Damaris might well have been pleased: The song is unabashedly passionate, especially on the chorus in which her bereaved lover intones, "God damned Damaris."
"A lot of people who heard it in the States are like, 'Why is it God damn Damaris?', which I guess is quite a rude thing to say in America," notes a bemused Wolf. "But it's 'God damned Damaris. It's quite hard to sing, actually, God damned."
Persona non grata
As lofty as Wolf's music can be — and as polite as he is in conversation — the artist's on- and offstage persona remains a magnet for controversy. Earlier this spring, the Guardian referred to him as "Britain's most innovative, radical, creative and, yes, ridiculous, pop star, whose overt sexuality, visual flamboyance and unusual lyrics set him apart from all his contemporaries."
It was the kind of description that prompted Wolf to later post to his Twitter account that he's changing his name to "please use a thesaurus or a brain to find another word for flamboyant patrick wolf."

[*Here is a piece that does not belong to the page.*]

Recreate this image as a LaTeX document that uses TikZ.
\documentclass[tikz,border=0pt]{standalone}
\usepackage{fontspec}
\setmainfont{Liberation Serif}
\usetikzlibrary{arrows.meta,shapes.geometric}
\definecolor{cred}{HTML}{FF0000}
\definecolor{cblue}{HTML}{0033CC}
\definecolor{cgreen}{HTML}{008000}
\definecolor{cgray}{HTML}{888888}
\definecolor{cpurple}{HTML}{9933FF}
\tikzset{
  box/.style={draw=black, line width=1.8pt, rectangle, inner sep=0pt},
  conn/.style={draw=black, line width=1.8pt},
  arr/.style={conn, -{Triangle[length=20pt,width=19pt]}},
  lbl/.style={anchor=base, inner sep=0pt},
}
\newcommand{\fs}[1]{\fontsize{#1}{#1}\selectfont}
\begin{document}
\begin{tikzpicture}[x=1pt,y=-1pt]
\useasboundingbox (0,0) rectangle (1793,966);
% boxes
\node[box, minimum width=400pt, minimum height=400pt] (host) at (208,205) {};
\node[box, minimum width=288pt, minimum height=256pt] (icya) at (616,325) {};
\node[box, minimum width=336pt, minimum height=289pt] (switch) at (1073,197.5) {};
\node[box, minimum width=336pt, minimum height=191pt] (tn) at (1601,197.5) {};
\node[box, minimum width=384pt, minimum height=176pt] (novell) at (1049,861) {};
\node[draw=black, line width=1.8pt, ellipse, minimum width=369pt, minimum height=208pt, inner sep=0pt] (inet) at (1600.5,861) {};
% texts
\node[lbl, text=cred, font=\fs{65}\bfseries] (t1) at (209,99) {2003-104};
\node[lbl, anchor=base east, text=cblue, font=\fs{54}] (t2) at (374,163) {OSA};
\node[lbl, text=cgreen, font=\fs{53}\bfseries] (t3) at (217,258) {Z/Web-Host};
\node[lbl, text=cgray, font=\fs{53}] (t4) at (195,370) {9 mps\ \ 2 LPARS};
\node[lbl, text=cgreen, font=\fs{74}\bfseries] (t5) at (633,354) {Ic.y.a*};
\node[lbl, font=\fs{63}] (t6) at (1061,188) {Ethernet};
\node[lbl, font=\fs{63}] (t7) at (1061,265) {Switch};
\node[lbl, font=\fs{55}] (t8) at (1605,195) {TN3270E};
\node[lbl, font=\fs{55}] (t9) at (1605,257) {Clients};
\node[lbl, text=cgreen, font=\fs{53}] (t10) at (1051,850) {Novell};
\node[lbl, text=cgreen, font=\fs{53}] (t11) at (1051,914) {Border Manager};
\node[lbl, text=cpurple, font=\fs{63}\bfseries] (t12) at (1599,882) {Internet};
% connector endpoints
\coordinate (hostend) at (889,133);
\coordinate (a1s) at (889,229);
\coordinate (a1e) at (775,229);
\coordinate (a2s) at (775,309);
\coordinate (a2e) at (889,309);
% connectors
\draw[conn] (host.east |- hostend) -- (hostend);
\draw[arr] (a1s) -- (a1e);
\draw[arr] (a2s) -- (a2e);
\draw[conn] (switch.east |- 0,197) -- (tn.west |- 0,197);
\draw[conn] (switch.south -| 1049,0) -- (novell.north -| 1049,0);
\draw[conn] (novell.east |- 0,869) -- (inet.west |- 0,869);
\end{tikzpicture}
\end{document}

Of course, this wasn't the worst of the indignities that the baroque, bombastic, brilliant, camp, colorful, dazzling, flaming, flashy, florid, gaudy, glamorous, ostentatious, peacockish, showy, swashbuckling pop star has suffered in recent months. During a recent Madonna concert, Wolf says, he was roughed up, handcuffed and arrested.
"A journalist had seen the whole thing happen and now everyone seems to be asking about it," he laments. "We were in the VIP area and there were lots of straight couples kissing and holding hands around us."
Wolf did the same, leading to a complaint and security intervention.
"What was most shocking was that we were told that the stadium was a family-oriented venue and that we weren't allowed to do what we were doing, which was me having my arm around the waist of the man that I love. And this was at a fucking Madonna concert!"
While dismayed that British police are, in his estimation, "living in 1960," Wolf would prefer to put the incident behind him.
"I don't believe in promoting myself as a victim," he says, noting that his politics and persona are generally well-received. "There are a lot of places where it really goes down well, and you feel like there's a bit of a revolution going on."